What needs to be done: Copy every line from the material below that holds "document".

:: Material ::

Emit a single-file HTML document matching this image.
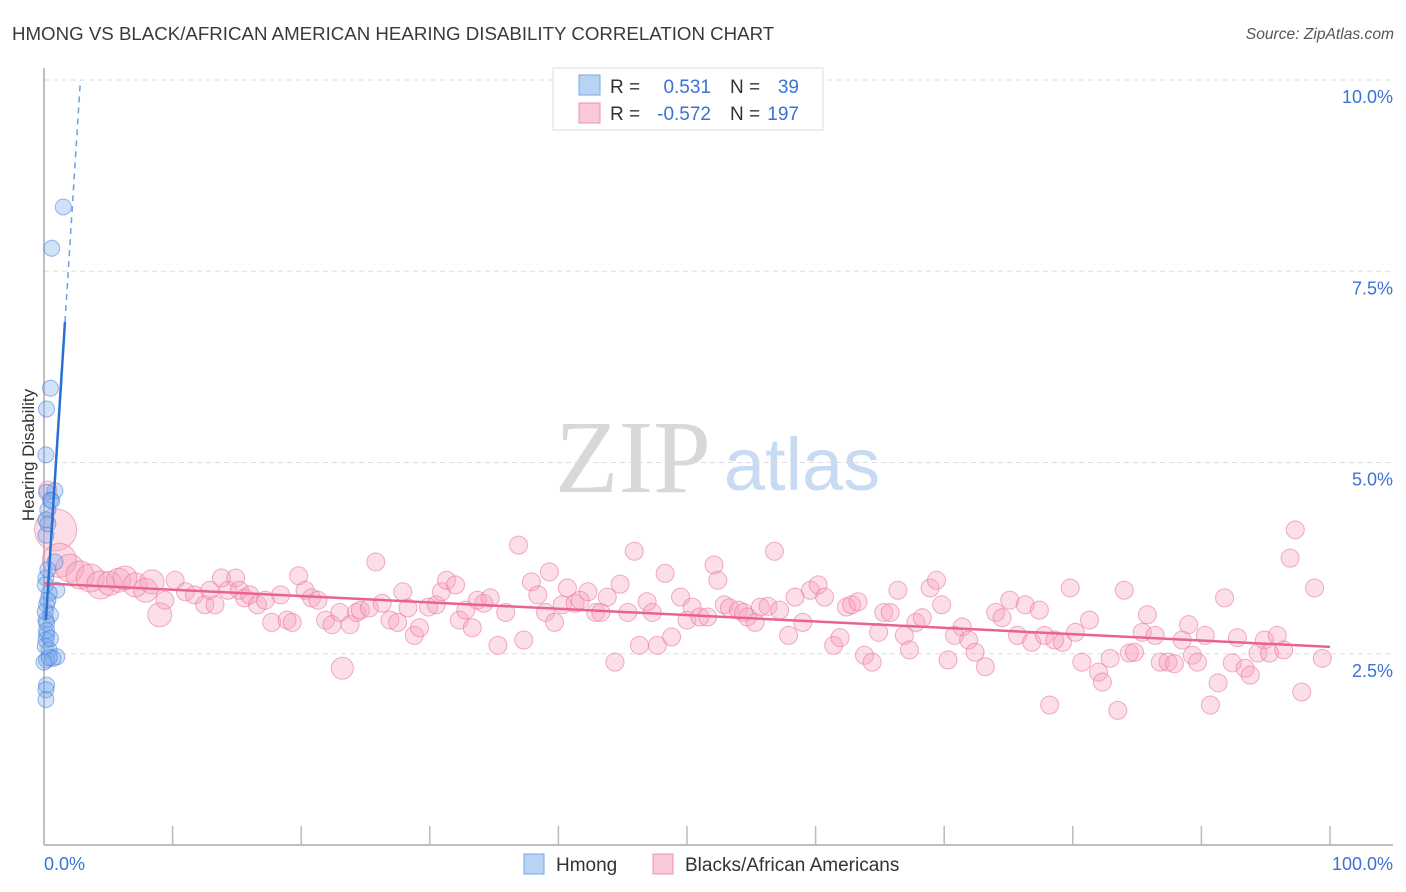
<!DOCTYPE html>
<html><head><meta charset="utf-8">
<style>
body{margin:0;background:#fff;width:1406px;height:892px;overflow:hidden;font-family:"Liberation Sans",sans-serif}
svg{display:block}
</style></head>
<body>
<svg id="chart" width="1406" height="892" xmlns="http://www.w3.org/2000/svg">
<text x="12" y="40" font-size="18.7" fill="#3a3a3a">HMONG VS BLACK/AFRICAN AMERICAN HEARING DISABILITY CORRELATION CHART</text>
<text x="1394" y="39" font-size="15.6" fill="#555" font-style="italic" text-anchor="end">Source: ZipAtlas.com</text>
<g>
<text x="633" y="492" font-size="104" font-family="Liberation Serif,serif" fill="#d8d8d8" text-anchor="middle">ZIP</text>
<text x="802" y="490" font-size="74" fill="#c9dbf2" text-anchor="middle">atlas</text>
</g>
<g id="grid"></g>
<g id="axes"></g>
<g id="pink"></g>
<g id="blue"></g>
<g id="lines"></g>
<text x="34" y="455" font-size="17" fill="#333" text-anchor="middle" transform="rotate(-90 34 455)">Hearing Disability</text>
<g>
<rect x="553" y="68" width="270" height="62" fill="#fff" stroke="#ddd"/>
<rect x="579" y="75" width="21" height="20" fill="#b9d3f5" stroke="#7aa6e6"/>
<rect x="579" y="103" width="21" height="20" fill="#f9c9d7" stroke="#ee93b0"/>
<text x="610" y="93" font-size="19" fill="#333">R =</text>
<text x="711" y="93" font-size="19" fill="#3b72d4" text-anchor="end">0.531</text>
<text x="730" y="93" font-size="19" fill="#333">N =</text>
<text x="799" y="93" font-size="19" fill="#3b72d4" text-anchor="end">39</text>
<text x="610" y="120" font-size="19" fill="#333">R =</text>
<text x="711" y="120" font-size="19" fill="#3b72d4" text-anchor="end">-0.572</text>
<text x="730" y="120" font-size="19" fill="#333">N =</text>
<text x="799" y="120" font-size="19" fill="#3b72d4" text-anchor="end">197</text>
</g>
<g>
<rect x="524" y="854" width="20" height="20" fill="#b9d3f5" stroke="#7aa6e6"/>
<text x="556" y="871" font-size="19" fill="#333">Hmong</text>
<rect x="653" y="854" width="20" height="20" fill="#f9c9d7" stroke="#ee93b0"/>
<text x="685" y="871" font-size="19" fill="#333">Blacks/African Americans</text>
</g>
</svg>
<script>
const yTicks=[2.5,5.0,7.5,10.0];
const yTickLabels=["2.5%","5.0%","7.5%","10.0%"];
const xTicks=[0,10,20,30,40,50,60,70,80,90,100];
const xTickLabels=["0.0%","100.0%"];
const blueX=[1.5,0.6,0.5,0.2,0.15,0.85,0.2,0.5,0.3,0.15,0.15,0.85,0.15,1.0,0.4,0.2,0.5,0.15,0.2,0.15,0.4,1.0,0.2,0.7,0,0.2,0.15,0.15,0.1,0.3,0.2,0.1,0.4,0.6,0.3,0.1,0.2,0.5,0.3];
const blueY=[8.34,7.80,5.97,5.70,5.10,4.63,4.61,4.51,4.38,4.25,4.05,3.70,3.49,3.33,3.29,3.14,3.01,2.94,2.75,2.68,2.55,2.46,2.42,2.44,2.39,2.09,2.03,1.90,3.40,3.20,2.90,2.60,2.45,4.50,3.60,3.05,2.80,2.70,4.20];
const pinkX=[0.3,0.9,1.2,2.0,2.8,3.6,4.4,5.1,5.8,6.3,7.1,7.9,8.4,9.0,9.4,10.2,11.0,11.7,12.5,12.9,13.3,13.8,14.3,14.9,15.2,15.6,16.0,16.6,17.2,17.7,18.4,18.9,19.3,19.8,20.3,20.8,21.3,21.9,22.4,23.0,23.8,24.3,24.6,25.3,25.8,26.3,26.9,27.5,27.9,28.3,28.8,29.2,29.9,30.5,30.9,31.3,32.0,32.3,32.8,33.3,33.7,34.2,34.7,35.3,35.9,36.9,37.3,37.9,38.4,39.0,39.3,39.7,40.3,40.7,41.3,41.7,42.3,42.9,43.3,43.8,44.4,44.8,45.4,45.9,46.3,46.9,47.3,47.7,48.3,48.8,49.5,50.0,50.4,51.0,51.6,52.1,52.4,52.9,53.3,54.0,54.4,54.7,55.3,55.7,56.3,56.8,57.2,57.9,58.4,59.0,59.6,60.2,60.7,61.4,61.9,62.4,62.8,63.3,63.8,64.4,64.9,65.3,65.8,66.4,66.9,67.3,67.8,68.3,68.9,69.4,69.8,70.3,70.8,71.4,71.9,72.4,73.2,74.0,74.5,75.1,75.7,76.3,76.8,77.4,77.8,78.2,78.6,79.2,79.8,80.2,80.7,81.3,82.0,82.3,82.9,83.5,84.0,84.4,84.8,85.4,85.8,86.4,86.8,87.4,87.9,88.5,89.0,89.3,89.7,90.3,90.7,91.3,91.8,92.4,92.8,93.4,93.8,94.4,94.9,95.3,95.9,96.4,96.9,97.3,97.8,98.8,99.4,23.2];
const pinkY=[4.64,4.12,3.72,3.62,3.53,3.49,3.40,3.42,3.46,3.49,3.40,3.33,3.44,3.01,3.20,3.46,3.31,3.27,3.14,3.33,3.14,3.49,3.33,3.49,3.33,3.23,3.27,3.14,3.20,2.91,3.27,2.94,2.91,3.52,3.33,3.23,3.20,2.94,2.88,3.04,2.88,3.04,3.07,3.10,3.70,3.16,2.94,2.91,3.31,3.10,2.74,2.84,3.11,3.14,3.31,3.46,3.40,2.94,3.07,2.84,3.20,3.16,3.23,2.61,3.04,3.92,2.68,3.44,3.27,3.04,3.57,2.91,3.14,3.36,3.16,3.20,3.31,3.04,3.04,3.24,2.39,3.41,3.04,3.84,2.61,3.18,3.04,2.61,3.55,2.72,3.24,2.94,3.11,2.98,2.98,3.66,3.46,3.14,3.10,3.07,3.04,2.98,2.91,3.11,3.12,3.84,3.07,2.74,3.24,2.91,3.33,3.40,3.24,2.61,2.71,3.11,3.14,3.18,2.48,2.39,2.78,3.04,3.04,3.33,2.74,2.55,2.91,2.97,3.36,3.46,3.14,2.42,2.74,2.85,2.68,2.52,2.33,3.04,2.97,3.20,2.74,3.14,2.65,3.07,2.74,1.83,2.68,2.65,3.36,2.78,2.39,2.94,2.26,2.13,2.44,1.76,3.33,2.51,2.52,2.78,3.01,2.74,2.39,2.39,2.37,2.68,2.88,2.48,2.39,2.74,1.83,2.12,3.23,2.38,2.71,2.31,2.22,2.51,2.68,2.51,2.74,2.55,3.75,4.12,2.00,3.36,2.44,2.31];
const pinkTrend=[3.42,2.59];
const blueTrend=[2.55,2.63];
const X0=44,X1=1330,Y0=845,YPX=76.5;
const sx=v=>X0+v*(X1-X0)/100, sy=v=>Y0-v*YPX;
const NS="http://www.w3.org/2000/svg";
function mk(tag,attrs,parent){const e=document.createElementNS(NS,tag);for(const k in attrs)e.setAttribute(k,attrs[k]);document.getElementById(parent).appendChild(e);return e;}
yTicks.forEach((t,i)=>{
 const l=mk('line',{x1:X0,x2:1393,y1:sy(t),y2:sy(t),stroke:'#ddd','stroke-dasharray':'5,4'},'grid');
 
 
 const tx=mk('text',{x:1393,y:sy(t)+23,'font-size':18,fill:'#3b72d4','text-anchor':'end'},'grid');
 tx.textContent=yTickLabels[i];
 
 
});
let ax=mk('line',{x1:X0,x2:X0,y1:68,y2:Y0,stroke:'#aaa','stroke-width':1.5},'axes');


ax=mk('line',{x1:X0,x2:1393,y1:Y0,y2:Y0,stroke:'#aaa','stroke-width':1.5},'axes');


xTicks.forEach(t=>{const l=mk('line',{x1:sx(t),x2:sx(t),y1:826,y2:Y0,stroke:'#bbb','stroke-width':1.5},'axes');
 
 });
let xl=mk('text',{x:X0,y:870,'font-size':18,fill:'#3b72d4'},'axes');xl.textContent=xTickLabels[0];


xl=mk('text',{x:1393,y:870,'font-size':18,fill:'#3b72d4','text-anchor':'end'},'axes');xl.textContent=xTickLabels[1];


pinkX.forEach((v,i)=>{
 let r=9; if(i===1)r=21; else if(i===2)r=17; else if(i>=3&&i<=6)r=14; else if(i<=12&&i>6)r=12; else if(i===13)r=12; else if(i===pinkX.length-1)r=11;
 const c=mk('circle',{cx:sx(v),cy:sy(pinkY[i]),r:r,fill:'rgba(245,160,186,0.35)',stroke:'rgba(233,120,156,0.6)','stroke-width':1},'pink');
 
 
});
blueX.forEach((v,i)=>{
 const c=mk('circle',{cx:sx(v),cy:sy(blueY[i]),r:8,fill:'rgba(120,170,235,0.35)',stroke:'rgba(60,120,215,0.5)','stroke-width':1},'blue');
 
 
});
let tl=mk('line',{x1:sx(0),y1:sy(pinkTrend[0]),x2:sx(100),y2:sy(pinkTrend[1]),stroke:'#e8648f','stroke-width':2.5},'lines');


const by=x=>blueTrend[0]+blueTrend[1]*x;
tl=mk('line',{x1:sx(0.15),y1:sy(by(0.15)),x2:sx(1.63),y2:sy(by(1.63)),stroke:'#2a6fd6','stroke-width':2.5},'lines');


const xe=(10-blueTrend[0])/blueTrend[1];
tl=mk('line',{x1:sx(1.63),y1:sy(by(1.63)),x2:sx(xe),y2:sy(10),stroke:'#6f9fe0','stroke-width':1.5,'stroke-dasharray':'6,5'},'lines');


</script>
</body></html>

:::

The completed task:
Emit a single-file HTML document matching this image.
function mk(tag,attrs,parent){const e=document.createElementNS(NS,tag);for(const k in attrs)e.setAttribute(k,attrs[k]);document.getElementById(parent).appendChild(e);return e;}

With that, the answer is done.